The verdict of Jesus relative to the contrasting humility demonstrated in these two prayers was: “I tell you, this man (the publican, jwa) went down to his house justified rather than the other (the Pharisee, jwa): for everyone that exalteth himself shall be abased; and he that humbleth himself shall be exalted.” The Pharisee’s advertised self-abasement for the purpose of being admired did not impress the Lord. The Lord perceived the “hook” in his “humility.” The lesson is clear: “Humility with a hook” is human egotism born of pride and arrogance. True humility is self-abasement born of a consciousness of sin-guiltiness, hence unworthiness before God, and a consequent, utter dependence upon him and complete submission to his will.

Professed servants of the Lord may succeed in deceiving themselves and others by “humility” with a camouflaged “hook,” but the Lord will not be “taken in” by it.
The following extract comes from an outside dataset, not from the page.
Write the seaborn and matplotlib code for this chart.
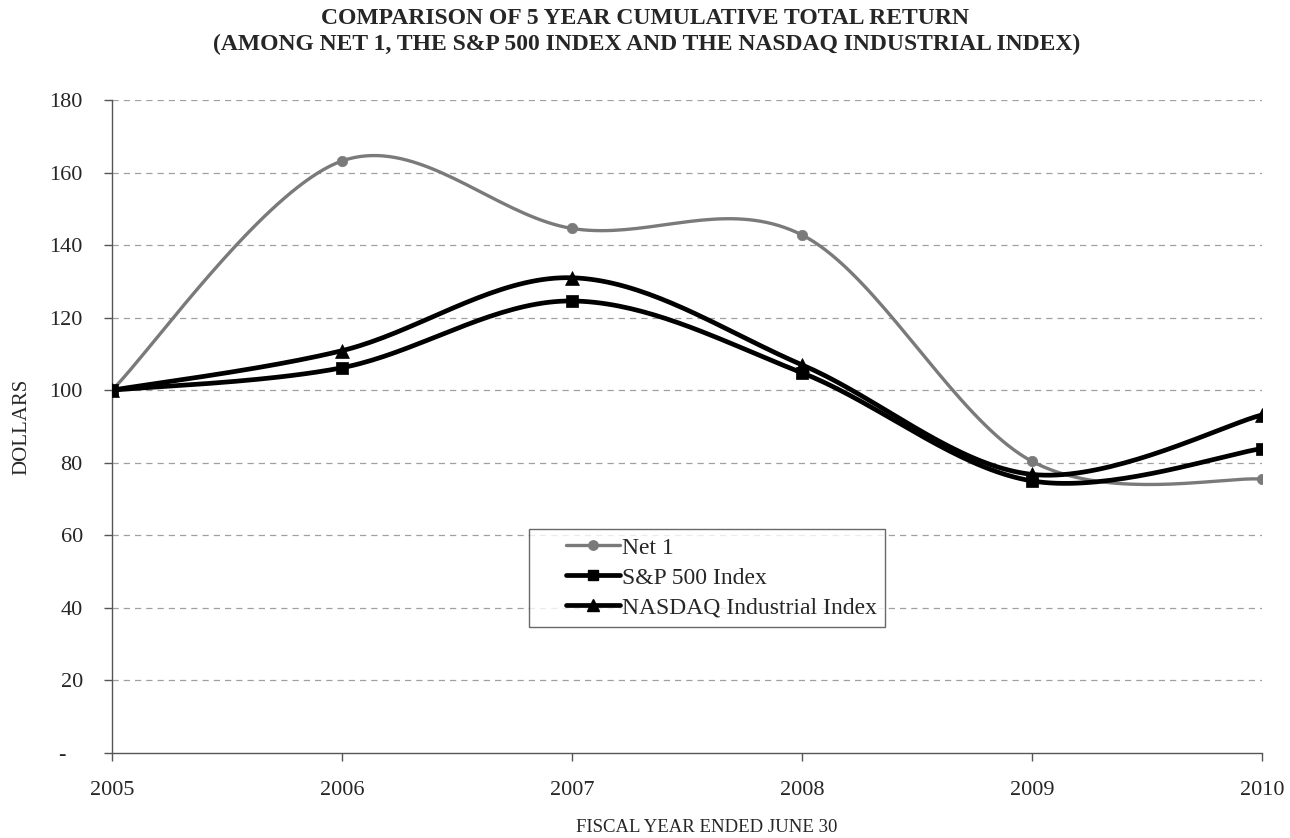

Apostate Israelites who advertised their “humility” with an outward show of religion but were inwardly corrupt were warned by Jeremiah: “Thus says the Lord . . . I, the Lord, search the heart, I test the mind, even to give to every man according to his ways, and according to the fruit of his doings” (Jer. 17:10, NKJV). Jesus challenged the Jews of his time with the question: “Why call ye me, Lord, Lord, and do not the things which I say?” (Lk. 6:46) Also, in a single lesson, he called the Pharisees and scribes “hypocrites” seven times. In addition, to that, he called them “blind guides, children of hell, fools, whited sepulchers, serpents, and a generation of vipers.” He pronounced “woe” upon them and asked them, “How can ye escape the damnation of hell?” (Matt. 23:1-39)

It is my conviction, based on solid evidence, that maudlin emotionalism has taken over the worship of multitudes of professed “churches of Christ” and their constituents in their public worship and general demeanor as such. I am further convinced that this is evidence of modern Pharisaism in full bloom and quite as worthy of condemnation as that which existed in our Lord’s day upon earth. It is “humility with a hook” with vengeance. I insist that this is not an “unchristian” judgment of motivation, but an observation based upon conditions too patent to the debatable. The fruit betrays the seed which produces it!